To intuitively auto-select all tables for future DataJobs, navigate to Settings > Preference > BladePipe and enable jobTableDefaultSelectAll.
- Configure the target table names.
- By default, target names generate automatically.
- You can manually type a custom name into the Target Table column and press Enter.
- You can click Batch Operation > Modify Target Name to broadly apply prefixes or suffixes.
- To filter actions, click Open Action Blacklist.
You can set the actions not to be synchronized for each table separately or in batches (Click Batch Operation > Action Blacklist). - Optional: Click Mapping Rules to adjust the automatic target-naming conventions.
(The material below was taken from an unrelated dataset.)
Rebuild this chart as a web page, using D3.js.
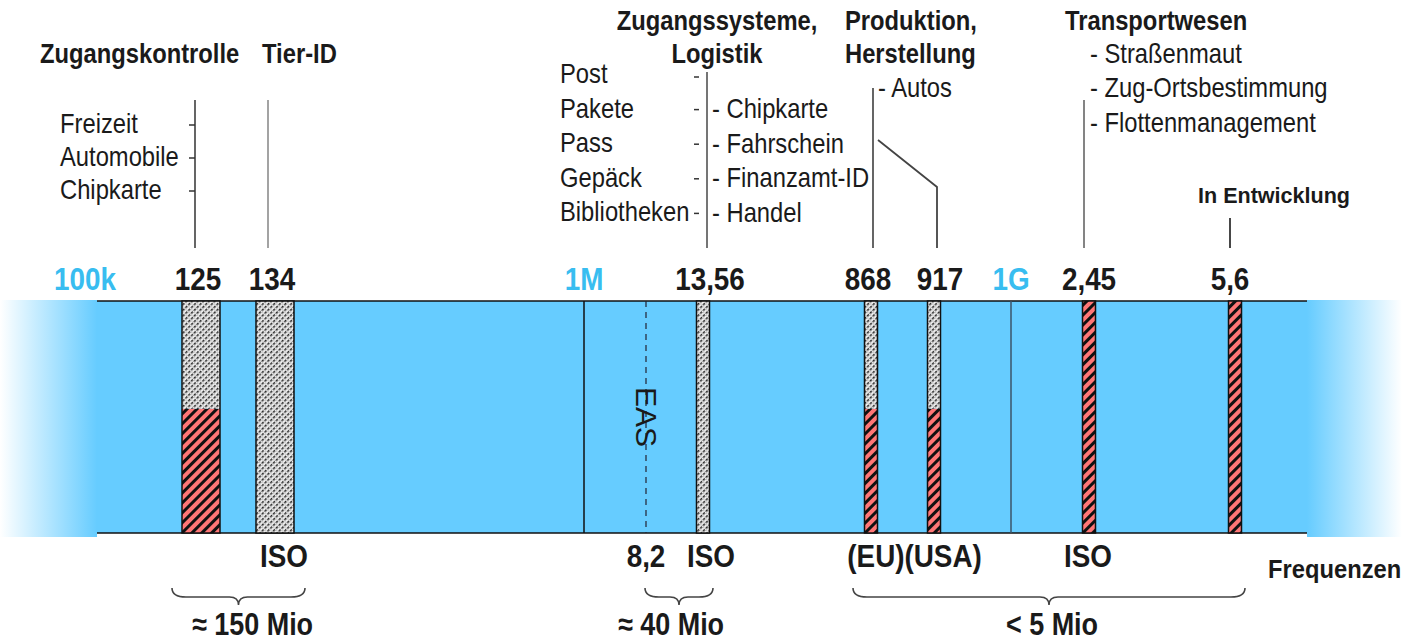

- Optional: Click Advanced > View Duplicate Subscriptions to check whether the selected tablea are subscribed in other existing DataJobs.
- Click Next.
Step 4: Map and Process Columns
- Optional: If the target mapping rules need to be modified, click Mapping Rules and make the changes accordingly.
- View your selected tables on the left pane. Use the search bar to rapidly locate specific tables.
- Select the columns to be synchronized and apply transformations.
- Configure Individually: Click Operation to set explicit filter conditions, designate a custom primary key logic, etc.
- Configure in Batches: Click Batch Operation to apply update conditions, primary keys across multiple tables, etc.
| Feature | Description |
|---|---|
| Set Virtual Column | Define virtual columns (name, type, value) injected directly into the target table during synchronization. See Add Virtual Columns |
| Data Transform | Transform data based on built-in scripts. See Data Transform. |
| Target Primary Key | Assign a primary key for the target. If the source lacks a primary key but holds a unique key, BladePipe assigns the unique key by default. See Set Target Primary Key |
| Data Filtering | Use where-like queries to sync only specific rows. See Data Filtering. |
| Set Update Condition | Configure precise rules indicating when the target rows should be overwritten. |
| Wide Table | Create a wide table in a UI-driven manner. See Wide Table. |
| Batch Filter Columns | Exclude or include columns systematically across multiple tables. |
- Optional: To inject complex Java logic, click Upload Custom Code. See Custom Code.
- Click Next.
Step 5: Confirm Creation
- Verify the full configuration summary.
- Click Create DataJob to deploy your pipeline.
If you configured schema structures that do not exist in the target database, BladePipe automatically initiates the schema migration phase to build them before transferring data.
Step 6: Monitor DataJob
- Navigate to the main DataJob list to track your pipeline's progress in real-time.
- Click Details to dive deep into monitoring metrics, specific logs, and individual DataTask states.